Of course, gaming the process makes the report useless, so Congress will hold hearings this week to determine just how much influence was wielded outside the office responsible for human trafficking in order to alter the report's conclusions.
Amy Sobel, vice president of Human Rights First’s anti-trafficking campaign, said Reuters' findings pointed to broader political interference, which risked "eroding the effectiveness" of the report and undermining international efforts.
State Department spokesman Mark Toner insisted the rankings are decided through “rigorous analysis” and said, "We stand by the process." But he acknowledged that allegations of political bias could damage perceptions of the report's credibility.
Analysts in the anti-trafficking office disagreed with U.S. diplomatic bureaus on ratings for 17 countries, the sources said. The analysts, who are specialists in assessing efforts to combat modern slavery, won only three of those disputes, the worst ratio in the 15-year history of the unit.

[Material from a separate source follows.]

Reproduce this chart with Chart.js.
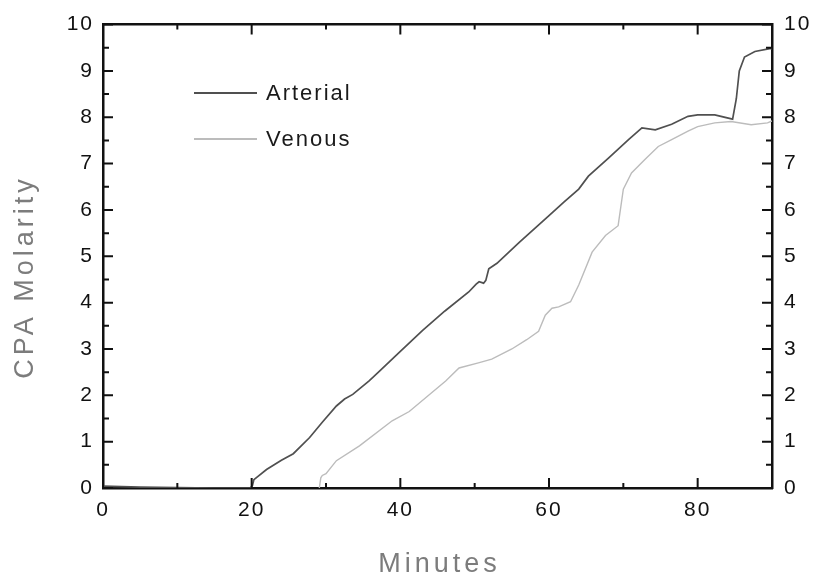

The number of rejected recommendations suggests a degree of intervention not previously known by top State Department diplomats in a report that can lead to sanctions.
The analysts' recommendation to downgrade China, the world's second-biggest economy, to the worst ranking was overruled despite the final report's conclusion that Beijing did not undertake increased anti-trafficking efforts in the past year.
The Chinese Foreign Ministry, asked about the Reuters story, said Beijing was "resolute" in the fight against human trafficking. But it chided the United States for "thoughtless remarks" and for grading other countries' efforts.
Malaysia's upgrade from the lowest grade could smooth the way for an ambitious proposed U.S.-led free-trade deal with the Southeast Asian nation and 11 other countries.
I suppose it's just coincidence that most of the countries whose grades were fudged have something the U.S. wants. Cuba is obvious, of course, as is Mexico. Uzbekistan offers an important supply line for our troops in Afghanistan. And the administration is in no mood to tick off China.
In the long skein of things, the report has minimal impact outside shaming countries that get bad grades. It won't do anything to reduce human trafficking or the suffering of trafficking victims. But the politicization of government continues – right on up to reporting on a serious global problem that usually flies under the radar of public perception.